◆ SOURCE DATA
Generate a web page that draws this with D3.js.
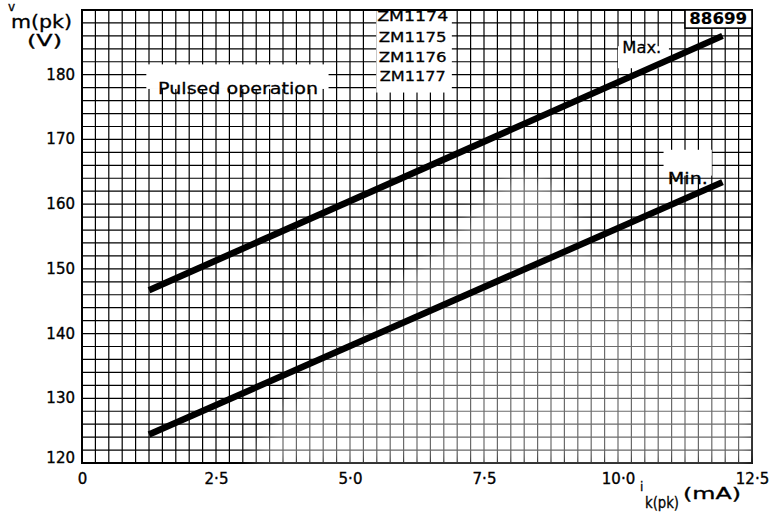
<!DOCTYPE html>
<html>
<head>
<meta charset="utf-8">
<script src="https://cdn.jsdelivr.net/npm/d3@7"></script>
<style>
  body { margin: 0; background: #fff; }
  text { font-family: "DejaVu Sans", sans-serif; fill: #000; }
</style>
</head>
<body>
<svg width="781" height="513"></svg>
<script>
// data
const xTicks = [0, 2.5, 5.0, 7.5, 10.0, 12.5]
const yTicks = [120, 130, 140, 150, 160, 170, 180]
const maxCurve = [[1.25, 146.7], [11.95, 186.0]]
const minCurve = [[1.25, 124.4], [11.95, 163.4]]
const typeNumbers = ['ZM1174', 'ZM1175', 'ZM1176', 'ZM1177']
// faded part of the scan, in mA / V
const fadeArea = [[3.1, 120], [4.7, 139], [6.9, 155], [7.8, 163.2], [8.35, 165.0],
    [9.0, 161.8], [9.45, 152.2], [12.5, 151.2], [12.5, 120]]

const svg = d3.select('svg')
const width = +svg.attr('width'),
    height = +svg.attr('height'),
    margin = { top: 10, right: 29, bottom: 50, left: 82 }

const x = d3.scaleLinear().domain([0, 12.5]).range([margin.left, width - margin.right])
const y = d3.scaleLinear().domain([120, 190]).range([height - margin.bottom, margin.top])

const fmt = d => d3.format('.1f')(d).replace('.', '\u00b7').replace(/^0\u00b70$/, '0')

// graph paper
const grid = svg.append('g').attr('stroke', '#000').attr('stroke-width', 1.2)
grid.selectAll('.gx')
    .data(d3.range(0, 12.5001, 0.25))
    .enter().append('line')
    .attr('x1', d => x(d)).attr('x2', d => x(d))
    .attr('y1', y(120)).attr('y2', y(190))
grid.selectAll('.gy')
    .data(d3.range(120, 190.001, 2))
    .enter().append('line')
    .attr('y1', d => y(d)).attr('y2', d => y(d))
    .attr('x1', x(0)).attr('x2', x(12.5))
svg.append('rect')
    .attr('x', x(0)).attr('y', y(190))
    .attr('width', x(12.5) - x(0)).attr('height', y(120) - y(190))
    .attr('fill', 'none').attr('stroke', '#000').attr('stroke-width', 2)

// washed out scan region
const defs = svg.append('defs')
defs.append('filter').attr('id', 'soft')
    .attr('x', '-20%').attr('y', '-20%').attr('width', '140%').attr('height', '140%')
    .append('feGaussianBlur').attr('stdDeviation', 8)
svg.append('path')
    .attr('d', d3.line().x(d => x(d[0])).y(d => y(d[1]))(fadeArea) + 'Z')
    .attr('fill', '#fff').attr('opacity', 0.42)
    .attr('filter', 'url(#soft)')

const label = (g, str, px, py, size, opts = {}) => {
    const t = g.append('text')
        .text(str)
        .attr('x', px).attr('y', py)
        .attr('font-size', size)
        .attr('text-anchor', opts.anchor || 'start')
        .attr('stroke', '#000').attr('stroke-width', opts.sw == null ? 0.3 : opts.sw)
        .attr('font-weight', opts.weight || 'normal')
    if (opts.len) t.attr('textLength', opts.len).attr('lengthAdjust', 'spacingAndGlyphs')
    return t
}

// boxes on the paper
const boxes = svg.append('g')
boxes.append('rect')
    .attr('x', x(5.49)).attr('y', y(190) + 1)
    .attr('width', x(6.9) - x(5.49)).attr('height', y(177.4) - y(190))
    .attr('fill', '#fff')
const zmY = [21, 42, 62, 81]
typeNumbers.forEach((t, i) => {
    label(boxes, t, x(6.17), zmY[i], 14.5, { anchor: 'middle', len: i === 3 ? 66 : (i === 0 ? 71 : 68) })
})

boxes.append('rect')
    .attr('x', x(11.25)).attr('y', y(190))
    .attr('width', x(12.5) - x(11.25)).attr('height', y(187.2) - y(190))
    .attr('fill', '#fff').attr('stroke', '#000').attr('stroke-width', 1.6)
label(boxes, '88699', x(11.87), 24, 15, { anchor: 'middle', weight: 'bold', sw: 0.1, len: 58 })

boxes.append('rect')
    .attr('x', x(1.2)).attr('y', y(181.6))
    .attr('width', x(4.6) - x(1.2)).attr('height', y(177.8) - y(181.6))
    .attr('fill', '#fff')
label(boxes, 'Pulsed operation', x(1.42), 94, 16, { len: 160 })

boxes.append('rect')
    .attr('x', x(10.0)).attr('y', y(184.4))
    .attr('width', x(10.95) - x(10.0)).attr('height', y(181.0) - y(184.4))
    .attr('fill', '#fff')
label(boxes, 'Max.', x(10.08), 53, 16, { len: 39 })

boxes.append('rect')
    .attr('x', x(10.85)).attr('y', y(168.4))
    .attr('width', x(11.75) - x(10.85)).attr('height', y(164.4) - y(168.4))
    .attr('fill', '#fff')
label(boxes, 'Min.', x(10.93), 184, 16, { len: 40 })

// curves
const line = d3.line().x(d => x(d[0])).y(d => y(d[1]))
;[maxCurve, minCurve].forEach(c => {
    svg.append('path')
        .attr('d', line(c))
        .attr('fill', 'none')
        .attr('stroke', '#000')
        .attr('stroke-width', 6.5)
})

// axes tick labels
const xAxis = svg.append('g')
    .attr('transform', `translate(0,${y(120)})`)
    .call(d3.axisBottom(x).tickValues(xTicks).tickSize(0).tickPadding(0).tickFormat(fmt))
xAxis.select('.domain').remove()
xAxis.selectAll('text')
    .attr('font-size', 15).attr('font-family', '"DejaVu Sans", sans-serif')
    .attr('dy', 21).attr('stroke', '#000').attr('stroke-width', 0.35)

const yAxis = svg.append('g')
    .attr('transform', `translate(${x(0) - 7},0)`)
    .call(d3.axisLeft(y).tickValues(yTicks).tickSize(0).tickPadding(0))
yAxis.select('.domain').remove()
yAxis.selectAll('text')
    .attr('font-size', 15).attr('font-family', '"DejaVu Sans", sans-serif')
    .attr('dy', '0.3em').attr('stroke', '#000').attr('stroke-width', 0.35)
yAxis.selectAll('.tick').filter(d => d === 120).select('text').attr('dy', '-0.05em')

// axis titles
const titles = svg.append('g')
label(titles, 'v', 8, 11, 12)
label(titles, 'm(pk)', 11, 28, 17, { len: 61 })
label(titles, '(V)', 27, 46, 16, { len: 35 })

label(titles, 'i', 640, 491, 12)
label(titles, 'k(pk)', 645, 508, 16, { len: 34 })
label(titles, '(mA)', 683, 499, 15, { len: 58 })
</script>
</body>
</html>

* * *

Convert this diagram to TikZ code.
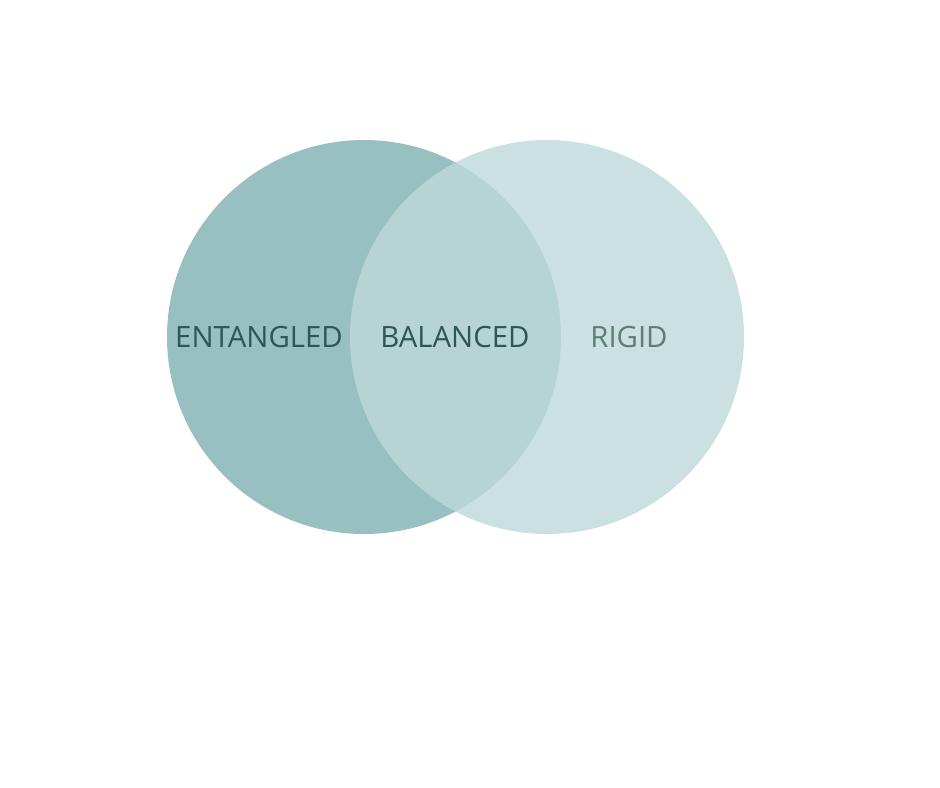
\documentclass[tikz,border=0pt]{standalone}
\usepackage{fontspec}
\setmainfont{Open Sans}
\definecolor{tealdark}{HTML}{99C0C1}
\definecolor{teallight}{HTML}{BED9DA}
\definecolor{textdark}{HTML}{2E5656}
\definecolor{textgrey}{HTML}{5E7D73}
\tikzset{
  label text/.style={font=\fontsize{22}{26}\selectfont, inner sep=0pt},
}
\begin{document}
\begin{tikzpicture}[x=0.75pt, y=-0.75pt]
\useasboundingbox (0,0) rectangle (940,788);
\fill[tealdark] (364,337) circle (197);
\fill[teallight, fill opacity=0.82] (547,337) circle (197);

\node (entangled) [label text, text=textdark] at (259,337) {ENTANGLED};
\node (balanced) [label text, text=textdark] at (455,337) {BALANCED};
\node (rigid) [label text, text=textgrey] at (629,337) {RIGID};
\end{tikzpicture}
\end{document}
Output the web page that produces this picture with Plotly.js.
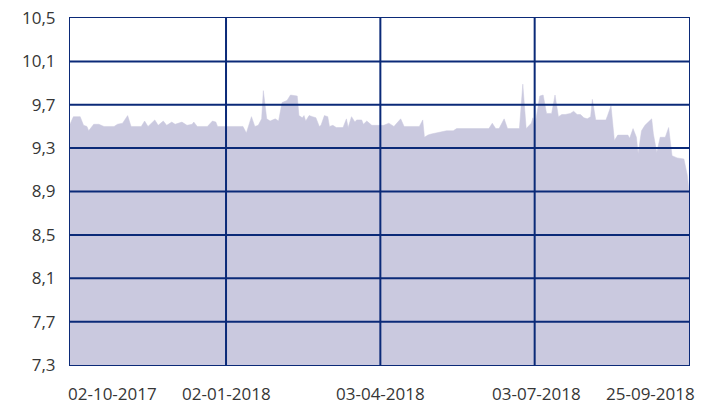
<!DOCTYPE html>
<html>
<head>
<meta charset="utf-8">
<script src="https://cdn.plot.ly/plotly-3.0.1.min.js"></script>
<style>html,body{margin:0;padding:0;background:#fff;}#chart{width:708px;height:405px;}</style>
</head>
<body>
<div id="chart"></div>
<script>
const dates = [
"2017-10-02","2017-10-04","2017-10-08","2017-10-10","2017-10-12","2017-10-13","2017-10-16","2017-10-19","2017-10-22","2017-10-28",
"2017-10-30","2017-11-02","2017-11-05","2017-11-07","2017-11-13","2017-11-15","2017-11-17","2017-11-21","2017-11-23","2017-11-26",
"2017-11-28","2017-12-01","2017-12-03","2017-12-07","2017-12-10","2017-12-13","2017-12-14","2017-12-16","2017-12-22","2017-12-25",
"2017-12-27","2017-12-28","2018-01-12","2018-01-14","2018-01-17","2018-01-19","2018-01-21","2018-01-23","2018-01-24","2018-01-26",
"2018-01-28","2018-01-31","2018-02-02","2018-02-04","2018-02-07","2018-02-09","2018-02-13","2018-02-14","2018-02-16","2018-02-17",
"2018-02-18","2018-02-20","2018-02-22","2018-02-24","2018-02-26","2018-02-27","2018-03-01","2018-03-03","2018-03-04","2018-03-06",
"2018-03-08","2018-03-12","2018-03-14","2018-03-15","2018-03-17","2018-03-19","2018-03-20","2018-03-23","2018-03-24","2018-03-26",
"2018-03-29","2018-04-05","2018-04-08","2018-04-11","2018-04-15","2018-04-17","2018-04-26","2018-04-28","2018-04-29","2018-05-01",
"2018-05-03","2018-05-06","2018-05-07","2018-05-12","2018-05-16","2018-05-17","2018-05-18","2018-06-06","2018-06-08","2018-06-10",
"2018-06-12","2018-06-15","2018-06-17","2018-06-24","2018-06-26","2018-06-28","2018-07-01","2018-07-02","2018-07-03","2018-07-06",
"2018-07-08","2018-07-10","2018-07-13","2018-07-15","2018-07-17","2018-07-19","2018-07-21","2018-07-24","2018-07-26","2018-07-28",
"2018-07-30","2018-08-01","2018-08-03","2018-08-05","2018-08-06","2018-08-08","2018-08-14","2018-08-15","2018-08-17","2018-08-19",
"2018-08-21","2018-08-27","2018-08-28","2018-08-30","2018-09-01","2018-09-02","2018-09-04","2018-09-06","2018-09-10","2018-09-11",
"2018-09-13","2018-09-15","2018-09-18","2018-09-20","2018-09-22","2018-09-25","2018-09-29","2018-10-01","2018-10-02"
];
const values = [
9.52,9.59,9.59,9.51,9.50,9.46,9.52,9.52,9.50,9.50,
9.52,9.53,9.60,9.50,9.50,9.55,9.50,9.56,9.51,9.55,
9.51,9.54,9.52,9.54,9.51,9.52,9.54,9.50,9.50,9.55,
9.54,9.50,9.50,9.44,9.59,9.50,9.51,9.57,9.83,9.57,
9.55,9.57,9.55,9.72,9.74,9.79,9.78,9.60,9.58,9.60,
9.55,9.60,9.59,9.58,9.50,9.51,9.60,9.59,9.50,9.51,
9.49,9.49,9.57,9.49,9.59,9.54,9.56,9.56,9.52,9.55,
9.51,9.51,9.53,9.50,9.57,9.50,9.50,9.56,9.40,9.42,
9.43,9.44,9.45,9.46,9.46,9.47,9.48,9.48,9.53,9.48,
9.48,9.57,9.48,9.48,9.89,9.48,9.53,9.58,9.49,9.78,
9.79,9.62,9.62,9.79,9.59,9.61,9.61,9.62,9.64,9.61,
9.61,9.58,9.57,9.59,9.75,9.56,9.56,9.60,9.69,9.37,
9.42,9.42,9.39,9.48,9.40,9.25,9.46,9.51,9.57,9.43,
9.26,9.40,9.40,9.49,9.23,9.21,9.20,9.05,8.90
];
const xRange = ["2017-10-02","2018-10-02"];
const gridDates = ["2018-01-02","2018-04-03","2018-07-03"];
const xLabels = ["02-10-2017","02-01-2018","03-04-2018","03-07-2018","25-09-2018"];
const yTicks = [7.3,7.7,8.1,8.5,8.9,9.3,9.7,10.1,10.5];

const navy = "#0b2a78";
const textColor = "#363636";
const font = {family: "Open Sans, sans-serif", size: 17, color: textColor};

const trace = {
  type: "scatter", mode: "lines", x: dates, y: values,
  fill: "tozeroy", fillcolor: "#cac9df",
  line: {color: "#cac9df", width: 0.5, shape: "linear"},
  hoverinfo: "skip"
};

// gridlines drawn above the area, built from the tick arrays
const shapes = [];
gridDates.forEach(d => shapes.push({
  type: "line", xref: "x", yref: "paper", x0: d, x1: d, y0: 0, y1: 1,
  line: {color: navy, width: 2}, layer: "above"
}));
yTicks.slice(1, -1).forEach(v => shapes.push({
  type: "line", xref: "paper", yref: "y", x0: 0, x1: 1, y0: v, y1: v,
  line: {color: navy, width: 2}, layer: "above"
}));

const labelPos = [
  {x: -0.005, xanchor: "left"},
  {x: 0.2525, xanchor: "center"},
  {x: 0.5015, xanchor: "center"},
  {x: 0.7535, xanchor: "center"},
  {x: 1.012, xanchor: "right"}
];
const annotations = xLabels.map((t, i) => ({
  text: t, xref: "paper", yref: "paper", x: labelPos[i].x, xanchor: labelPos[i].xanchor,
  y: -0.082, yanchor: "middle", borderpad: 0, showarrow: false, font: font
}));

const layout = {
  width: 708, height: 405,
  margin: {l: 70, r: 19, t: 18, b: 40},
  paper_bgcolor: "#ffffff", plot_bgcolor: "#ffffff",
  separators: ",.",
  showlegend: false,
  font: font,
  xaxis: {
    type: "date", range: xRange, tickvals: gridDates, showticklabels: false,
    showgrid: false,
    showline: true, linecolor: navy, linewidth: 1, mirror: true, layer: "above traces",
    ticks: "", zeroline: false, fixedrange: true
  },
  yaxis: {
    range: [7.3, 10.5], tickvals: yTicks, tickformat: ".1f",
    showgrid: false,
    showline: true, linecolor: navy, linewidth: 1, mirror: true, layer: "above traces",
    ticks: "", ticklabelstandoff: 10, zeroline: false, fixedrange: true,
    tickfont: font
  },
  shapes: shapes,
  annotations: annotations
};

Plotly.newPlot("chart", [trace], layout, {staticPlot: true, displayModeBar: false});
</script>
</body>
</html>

◆ STATED PROBLEM
From the line containing "Generate a web" to the line containing "const fmt = d", both lines included, give the text again exactly, without any pictures.

◆ TASK ANSWER
Generate a web page that draws this with D3.js.
<!DOCTYPE html>
<html>
<head>
<meta charset="utf-8">
<script src="https://cdn.jsdelivr.net/npm/d3@7"></script>
<style>
  body { margin: 0; background: #fff; }
  text { font-family: "DejaVu Sans", sans-serif; fill: #000; }
</style>
</head>
<body>
<svg width="781" height="513"></svg>
<script>
// data
const xTicks = [0, 2.5, 5.0, 7.5, 10.0, 12.5]
const yTicks = [120, 130, 140, 150, 160, 170, 180]
const maxCurve = [[1.25, 146.7], [11.95, 186.0]]
const minCurve = [[1.25, 124.4], [11.95, 163.4]]
const typeNumbers = ['ZM1174', 'ZM1175', 'ZM1176', 'ZM1177']
// faded part of the scan, in mA / V
const fadeArea = [[3.1, 120], [4.7, 139], [6.9, 155], [7.8, 163.2], [8.35, 165.0],
    [9.0, 161.8], [9.45, 152.2], [12.5, 151.2], [12.5, 120]]

const svg = d3.select('svg')
const width = +svg.attr('width'),
    height = +svg.attr('height'),
    margin = { top: 10, right: 29, bottom: 50, left: 82 }

const x = d3.scaleLinear().domain([0, 12.5]).range([margin.left, width - margin.right])
const y = d3.scaleLinear().domain([120, 190]).range([height - margin.bottom, margin.top])

const fmt = d => d3.format('.1f')(d).replace('.', '\u00b7').replace(/^0\u00b70$/, '0')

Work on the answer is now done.